The upshot is that it has been fairly difficult for me to focus on the narrow question of how we pay for our visits or when we schedule them, because my mind keeps sliding back to the big picture. It's not that I can't make up a cover story and pay my own airfare -- if you remember our visit just a year ago, in November of 2009, that's exactly what I did then. (If you pause a minute, you'll recall that I didn't go to the office because in fact -- except for a couple of meals and a trip to the movies to see "Precious" -- we never got out of bed.) I can do all that. But it's not easy for me (the story, I mean, not the money). It takes some deliberation. And when we have been fighting like we have recently, it is hard to get motivated.

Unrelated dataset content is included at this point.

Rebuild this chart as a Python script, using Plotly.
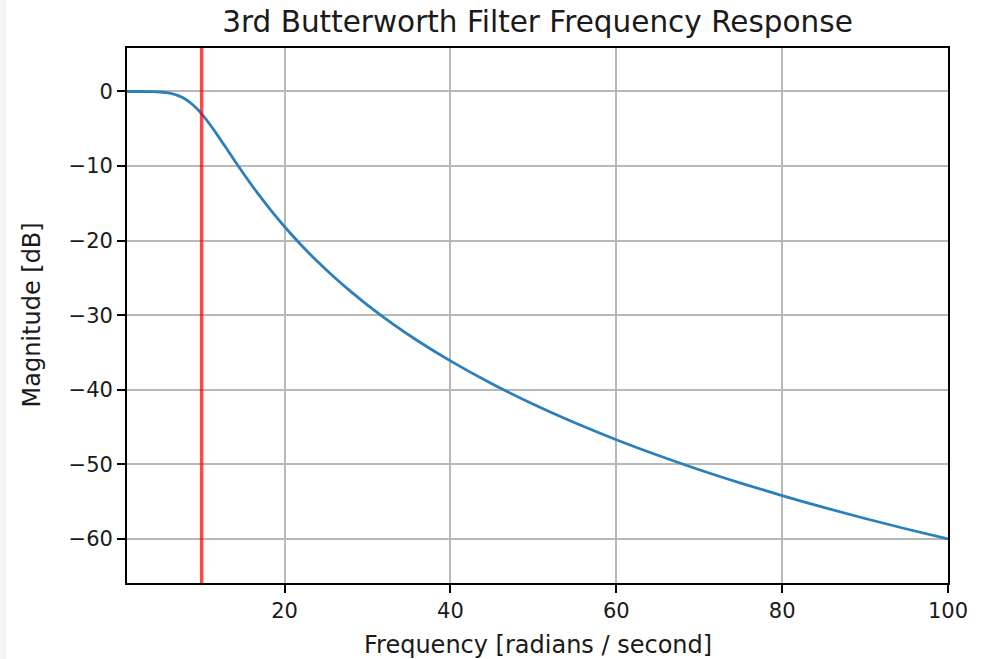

So what's the bottom line? In the short run, I don't expect to stay mad. I never do. And our visits are always splendid. So I'm sure that in a little while I'll be able to look forward more eagerly than I can right now. If you still have any desire to see me after this, and if you haven't found someone better in the meantime, it might be helpful if you could send me your holiday calendar covering the time between now and the end of the school year. Having that information in advance would make it easier for me to plan around the times that you will actually be free.... We still have not settled the question how to pay for these trips, and I have to confess I don't much like either of the plans you have proposed. But I think it is better if we forget it now and figure it out later. I am a strong believer in dropping questions when the parties cannot agree, because in a few weeks they might forget what the disagreement was about in the first place and be able to start over more cheerfully and more creatively. That sounds dumb until you try it, but you'd be surprised how often it results in an agreement that both parties are well-pleased with.
I do love you, D. For both our sakes, I wish that made things a lot easier than it does. But it's still true, all the same.
Hosea
I guess in the morning I'll find out what she says in return.